The poem is dated July 4, 1982, just two days before Israel invaded Lebanon. It was a day when Israelis were likely to be aware of refugees pouring into the country from Lebanon, and that is the scene the poem sets. In Hebrew, the title can mean either “Portrait of a Jew” or “Portrait in the Jewish Manner,” according to Bloch and Kronfeld.  

That ambiguity blurs distinctions between two different ways of seeing on display throughout the poem, they suggest. If Ravikovitch is painting the portrait of a Jew, on the one hand, that Jew is most certainly the woman described in the poem’s first lines:

She
is not your sort.
She’s a Diaspora Jew whose eyes dart around
in fear.
Wears an old-fashioned dress,
her hair pulled back without a bit of grace.
Doesn’t undo her bundles.

If, on the other hand, this is a portrait in the Jewish manner, what kind of manner is that? We get the answer in the third line. To portray things in a Jewish manner is to paint them in the way a Diaspora Jew might see them: as a refugee sees them. Thus, in the second stanza, the woman—shabbily dressed, shlepping all her worldly goods around on her back—focuses on an exodus:

Caravans pass her by,
Ukrainian peasants in their carts
and dark-skinned refugees, screaming;
babes in arms dry up in the sun,
flies clinging to their eyes.

And, very similarly to the woman, the refugees “carry mattresses on their heads,/a clangor of pots and pans.”

To be sure, there are differences between the woman and the refugees: most importantly, she has a house—and a home in Israel—and they do not. (In the last line of the poem, she is identified, with some irony, I think, as “third generation in the Land of Israel.”) Further, from the perspective of those hurrying across the border, she is like a slow driver in a traffic jam: “People curse her as she goes by: She’s slow,/slowing down the caravan.”

But they are walking along the same road, observers of the same transitory nature of existence.
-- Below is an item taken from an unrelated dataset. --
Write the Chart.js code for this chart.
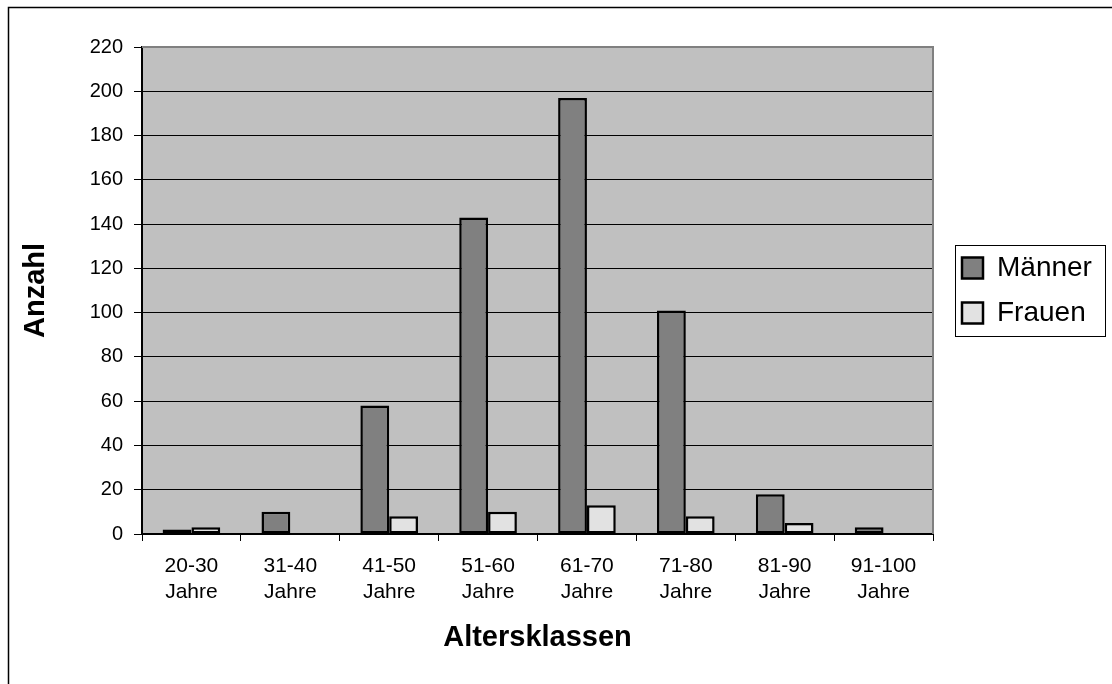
<!DOCTYPE html>
<html>
<head>
<meta charset="utf-8">
<script src="https://cdn.jsdelivr.net/npm/chart.js@4"></script>
<style>
  body { margin: 0; background: #fff; }
</style>
</head>
<body>
<canvas id="altersChart" width="1112" height="684"></canvas>
<script>
// Altersverteilung nach Geschlecht
const altersklassen = [
    ['20-30', 'Jahre'], ['31-40', 'Jahre'], ['41-50', 'Jahre'], ['51-60', 'Jahre'],
    ['61-70', 'Jahre'], ['71-80', 'Jahre'], ['81-90', 'Jahre'], ['91-100', 'Jahre']
];
const maenner = [2, 10, 58, 143, 197, 101, 18, 3];
const frauen = [3, 0, 8, 10, 13, 8, 5, 0];
const yMin = 0;
const yMax = 220;
const yStep = 20;

const FONT = 'Arial, "Liberation Sans", sans-serif';

// grey plot background, grey top/right edge, outer frame and legend frame
const frame = {
    id: 'frame',
    afterInit(chart) {
        const lg = chart.legend;
        const fit = lg.fit.bind(lg);
        lg.fit = function() { fit(); this.width = 179; };
    },
    afterLayout(chart) {
        const lg = chart.legend;
        const a = chart.chartArea;
        lg.left += 12;
        lg.right += 12;
        lg.top = a.top;
        lg.bottom = a.bottom;
        lg.height = a.bottom - a.top;
    },
    beforeDraw(chart) {
        const {ctx, chartArea: a} = chart;
        ctx.save();
        ctx.fillStyle = '#fff';
        ctx.fillRect(0, 0, chart.width, chart.height);
        ctx.fillStyle = '#c0c0c0';
        ctx.fillRect(a.left, a.top, a.right - a.left, a.bottom - a.top);
        ctx.restore();
    },
    beforeDatasetsDraw(chart) {
        const {ctx, chartArea: a} = chart;
        ctx.save();
        ctx.strokeStyle = '#808080';
        ctx.lineWidth = 2;
        ctx.beginPath();
        ctx.moveTo(a.left, a.top);
        ctx.lineTo(a.right, a.top);
        ctx.lineTo(a.right, a.bottom);
        ctx.stroke();
        ctx.restore();
    },
    afterDraw(chart) {
        const {ctx} = chart;
        const lg = chart.legend;
        ctx.save();
        ctx.strokeStyle = '#000';
        ctx.lineWidth = 1.5;
        ctx.strokeRect(8.5, 7.5, 3000, 3000);
        const cy = (lg.top + lg.bottom) / 2;
        ctx.lineWidth = 1;
        ctx.strokeRect(Math.round(lg.left + 10) + 0.5, Math.round(cy - 45.5) + 0.5, 150, 91);
        ctx.restore();
    }
};

const ctx = document.getElementById('altersChart').getContext('2d');

const altersChart = new Chart(ctx, {
    type: 'bar',
    data: {
        labels: altersklassen,
        datasets: [{
            label: 'Männer',
            data: maenner,
            backgroundColor: '#808080',
            borderColor: '#000',
            borderWidth: 2.5,
            borderSkipped: false
        }, {
            label: 'Frauen',
            data: frauen,
            backgroundColor: '#e2e2e2',
            borderColor: '#000',
            borderWidth: 2.5,
            borderSkipped: false
        }]
    },
    options: {
        responsive: false,
        animation: false,
        layout: {
            autoPadding: false,
            padding: { left: 0, top: 47, right: 0, bottom: 0 }
        },
        datasets: {
            bar: {
                categoryPercentage: 0.583,
                barPercentage: 1
            }
        },
        plugins: {
            legend: {
                position: 'right',
                labels: {
                    color: '#000',
                    font: { family: FONT, size: 28 },
                    boxWidth: 21,
                    boxHeight: 21,
                    padding: 17
                }
            },
            tooltip: { enabled: false }
        },
        scales: {
            x: {
                afterFit: s => { s.height = 150; },
                grid: {
                    offset: true,
                    drawOnChartArea: false,
                    color: '#000',
                    tickLength: 7,
                    tickWidth: 1
                },
                border: { color: '#000', width: 2 },
                ticks: {
                    color: '#000',
                    font: { family: FONT, size: 21, lineHeight: 1.25 },
                    padding: 12,
                    maxRotation: 0,
                    autoSkip: false
                },
                title: {
                    display: true,
                    text: 'Altersklassen',
                    color: '#000',
                    font: { family: FONT, size: 29, weight: 'bold' },
                    padding: { top: 0, bottom: 29 }
                }
            },
            y: {
                min: yMin,
                max: yMax,
                afterFit: s => { s.width = 142; },
                grid: {
                    color: '#000',
                    lineWidth: 1,
                    tickLength: 8
                },
                border: { color: '#000', width: 2 },
                ticks: {
                    stepSize: yStep,
                    color: '#000',
                    font: { family: FONT, size: 20 },
                    padding: 11
                },
                title: {
                    display: true,
                    text: 'Anzahl',
                    color: '#000',
                    font: { family: FONT, size: 29, weight: 'bold' },
                    padding: { top: 19, bottom: 0 }
                }
            }
        }
    },
    plugins: [frame]
});
</script>
</body>
</html>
The name “Hebrew” is, after all, believed to be based on the Semitic root ʕ-b-r (עבר) meaning "beyond," "other side," or "across." Interpretations of the term "Hebrew," as referring to the people rather than the language, generally render its meaning as folks "from the other side” of the river or desert.

In “A Jewish Portrait,” at least, Jews—even those living in a nation established 73 years ago—are essentially a people who have come from somewhere else and who carry that perspective with them wherever they go. Considering that heritage, Dr. Mann posed a challenging question in her recent lecture: Who in the poem is the more exiled, and therefore the more Jewish? Is it the Diaspora woman who has nevertheless been rooted in Israel for three generations, or the Palestinians coming over the border at that very moment? “In the world of the poem,” she said, “the most exiled are the Palestinians, and therefore they are the most Jewish.”

With questions of race and identity so vexed these days, the complexity of perspective that Dahlia Ravikovitch brought to her poems makes her very much a poet of this moment.